§ **INFORMATION PROVIDED**:
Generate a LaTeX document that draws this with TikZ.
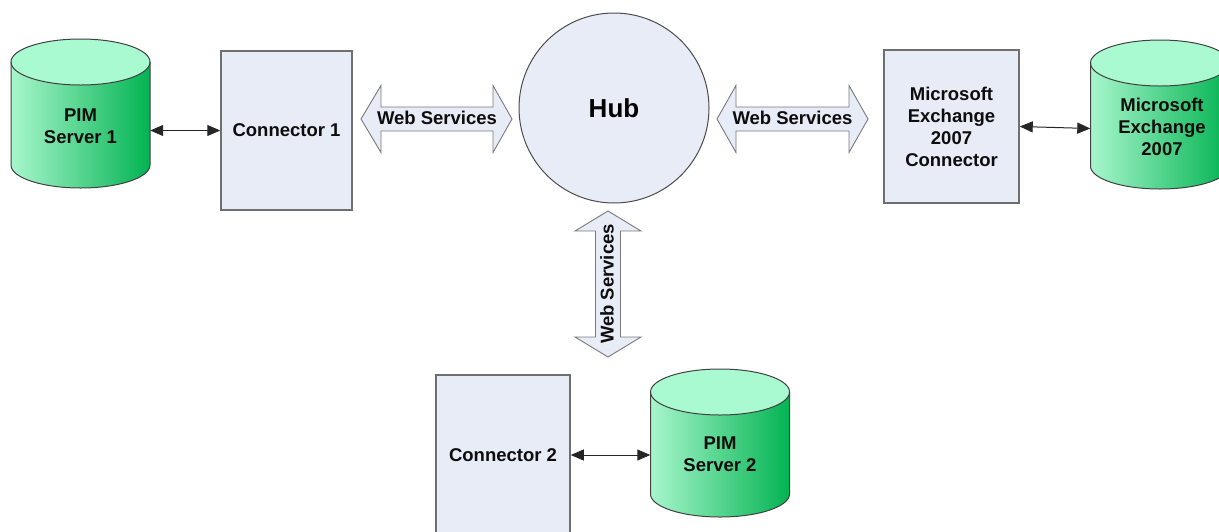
\documentclass[tikz,border=0pt]{standalone}
\usepackage{fontspec}
\setmainfont{Liberation Sans}
\usetikzlibrary{arrows.meta,calc}
\definecolor{boxfill}{HTML}{E7ECF7}
\definecolor{boxline}{HTML}{6F6F6F}
\definecolor{cyltop}{HTML}{A9FAD0}
\definecolor{cylleft}{HTML}{A8F6CC}
\definecolor{cylright}{HTML}{03B352}
\definecolor{cylline}{HTML}{404040}
\definecolor{wsline}{HTML}{7A7A7A}
\newcommand\drawcyl[3]{%
  \shade[left color=cylleft,right color=cylright] (#1-69.5,#2) -- (#1-69.5,#3)
    arc[start angle=180,end angle=0,x radius=69.5,y radius=23] -- (#1+69.5,#2) -- cycle;
  \fill[cyltop] (#1,#2) ellipse[x radius=69.5,y radius=23];
  \draw[cylline,line width=1pt] (#1-69.5,#2) -- (#1-69.5,#3)
    arc[start angle=180,end angle=0,x radius=69.5,y radius=23] -- (#1+69.5,#2);
  \draw[cylline,line width=1pt] (#1,#2) ellipse[x radius=69.5,y radius=23];
}
\begin{document}
\begin{tikzpicture}[x=1pt,y=-1pt,
  lbl/.style={font=\bfseries\fontsize{18.5}{22}\selectfont, align=center, text=black!95},
  boxnode/.style={lbl, draw=boxline, line width=1.5pt, fill=boxfill, inner sep=0pt},
  cylnode/.style={inner sep=0pt, minimum width=139pt},
  link/.style={{Triangle[length=13pt,width=11pt]}-{Triangle[length=13pt,width=11pt]}, line width=1pt, draw=black!85},
  wsarrow/.style={draw=wsline, line width=0.9pt, fill=boxfill, line join=miter},
]
\useasboundingbox (0,0) rectangle (1219,531);

% cylinders
\drawcyl{80.5}{62}{165}
\drawcyl{1160}{63}{166}
\drawcyl{720}{392}{494}
\node[cylnode, minimum height=103pt] (pim1) at (80.5,113.5) {};
\node[cylnode, minimum height=103pt] (excyl) at (1160,114.5) {};
\node[cylnode, minimum height=102pt] (pim2) at (720,443) {};
\node[lbl] (pim1t) at (80.5,126) {PIM\\Server 1};
\node[lbl] (excylt) at (1162,127) {Microsoft\\Exchange\\2007};
\node[lbl] (pim2t) at (720,454.5) {PIM\\Server 2};

% boxes
\node[boxnode, minimum width=131pt, minimum height=159pt] (conn1) at (286.5,130.5) {Connector 1};
\node[boxnode, minimum width=135pt, minimum height=153pt] (exconn) at (951.5,126.5) {Microsoft\\Exchange\\2007\\Connector};
\node[boxnode, minimum width=134pt, minimum height=160pt] (conn2) at (503,455) {Connector 2};

% hub
\node[circle, draw=black!70, line width=1pt, fill=boxfill, minimum size=190pt, inner sep=0pt,
      font=\bfseries\fontsize{26}{30}\selectfont] (hub) at (614,108) {Hub};

% web services arrows
\draw[wsarrow] (361,119) -- (381,85.5) -- (381,107) -- (493,107) -- (493,85.5) -- (512,119)
  -- (493,152.5) -- (493,131) -- (381,131) -- (381,152.5) -- cycle;
\draw[wsarrow] (717,119) -- (736,85.5) -- (736,107) -- (849,107) -- (849,85.5) -- (868,119)
  -- (849,152.5) -- (849,131) -- (736,131) -- (736,152.5) -- cycle;
\draw[wsarrow] (608,211) -- (641,231) -- (620.5,231) -- (620.5,337) -- (641,337) -- (608,357)
  -- (575,337) -- (595.5,337) -- (595.5,231) -- (575,231) -- cycle;
\node[lbl] (ws1) at (437,118) {Web Services};
\node[lbl] (ws2) at (792.5,118) {Web Services};
\node[lbl, rotate=90] (ws3) at (607,284) {Web Services};

% links
\draw[link] (pim1.east |- conn1.west) -- (conn1.west);
\draw[link] (exconn.east) -- ($(excyl.west |- exconn.east)+(0,2)$);
\draw[link] (conn2.east) -- (pim2.west |- conn2.east);
\end{tikzpicture}
\end{document}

§ **AIM**: Restate the whole listing above exactly, please, omitting every image.

§ **TASK RESPONSE**:
Generate a LaTeX document that draws this with TikZ.
\documentclass[tikz,border=0pt]{standalone}
\usepackage{fontspec}
\setmainfont{Liberation Sans}
\usetikzlibrary{arrows.meta,calc}
\definecolor{boxfill}{HTML}{E7ECF7}
\definecolor{boxline}{HTML}{6F6F6F}
\definecolor{cyltop}{HTML}{A9FAD0}
\definecolor{cylleft}{HTML}{A8F6CC}
\definecolor{cylright}{HTML}{03B352}
\definecolor{cylline}{HTML}{404040}
\definecolor{wsline}{HTML}{7A7A7A}
\newcommand\drawcyl[3]{%
  \shade[left color=cylleft,right color=cylright] (#1-69.5,#2) -- (#1-69.5,#3)
    arc[start angle=180,end angle=0,x radius=69.5,y radius=23] -- (#1+69.5,#2) -- cycle;
  \fill[cyltop] (#1,#2) ellipse[x radius=69.5,y radius=23];
  \draw[cylline,line width=1pt] (#1-69.5,#2) -- (#1-69.5,#3)
    arc[start angle=180,end angle=0,x radius=69.5,y radius=23] -- (#1+69.5,#2);
  \draw[cylline,line width=1pt] (#1,#2) ellipse[x radius=69.5,y radius=23];
}
\begin{document}
\begin{tikzpicture}[x=1pt,y=-1pt,
  lbl/.style={font=\bfseries\fontsize{18.5}{22}\selectfont, align=center, text=black!95},
  boxnode/.style={lbl, draw=boxline, line width=1.5pt, fill=boxfill, inner sep=0pt},
  cylnode/.style={inner sep=0pt, minimum width=139pt},
  link/.style={{Triangle[length=13pt,width=11pt]}-{Triangle[length=13pt,width=11pt]}, line width=1pt, draw=black!85},
  wsarrow/.style={draw=wsline, line width=0.9pt, fill=boxfill, line join=miter},
]
\useasboundingbox (0,0) rectangle (1219,531);

% cylinders
\drawcyl{80.5}{62}{165}
\drawcyl{1160}{63}{166}
\drawcyl{720}{392}{494}
\node[cylnode, minimum height=103pt] (pim1) at (80.5,113.5) {};
\node[cylnode, minimum height=103pt] (excyl) at (1160,114.5) {};
\node[cylnode, minimum height=102pt] (pim2) at (720,443) {};
\node[lbl] (pim1t) at (80.5,126) {PIM\\Server 1};
\node[lbl] (excylt) at (1162,127) {Microsoft\\Exchange\\2007};
\node[lbl] (pim2t) at (720,454.5) {PIM\\Server 2};

% boxes
\node[boxnode, minimum width=131pt, minimum height=159pt] (conn1) at (286.5,130.5) {Connector 1};
\node[boxnode, minimum width=135pt, minimum height=153pt] (exconn) at (951.5,126.5) {Microsoft\\Exchange\\2007\\Connector};
\node[boxnode, minimum width=134pt, minimum height=160pt] (conn2) at (503,455) {Connector 2};

% hub
\node[circle, draw=black!70, line width=1pt, fill=boxfill, minimum size=190pt, inner sep=0pt,
      font=\bfseries\fontsize{26}{30}\selectfont] (hub) at (614,108) {Hub};

% web services arrows
\draw[wsarrow] (361,119) -- (381,85.5) -- (381,107) -- (493,107) -- (493,85.5) -- (512,119)
  -- (493,152.5) -- (493,131) -- (381,131) -- (381,152.5) -- cycle;
\draw[wsarrow] (717,119) -- (736,85.5) -- (736,107) -- (849,107) -- (849,85.5) -- (868,119)
  -- (849,152.5) -- (849,131) -- (736,131) -- (736,152.5) -- cycle;
\draw[wsarrow] (608,211) -- (641,231) -- (620.5,231) -- (620.5,337) -- (641,337) -- (608,357)
  -- (575,337) -- (595.5,337) -- (595.5,231) -- (575,231) -- cycle;
\node[lbl] (ws1) at (437,118) {Web Services};
\node[lbl] (ws2) at (792.5,118) {Web Services};
\node[lbl, rotate=90] (ws3) at (607,284) {Web Services};

% links
\draw[link] (pim1.east |- conn1.west) -- (conn1.west);
\draw[link] (exconn.east) -- ($(excyl.west |- exconn.east)+(0,2)$);
\draw[link] (conn2.east) -- (pim2.west |- conn2.east);
\end{tikzpicture}
\end{document}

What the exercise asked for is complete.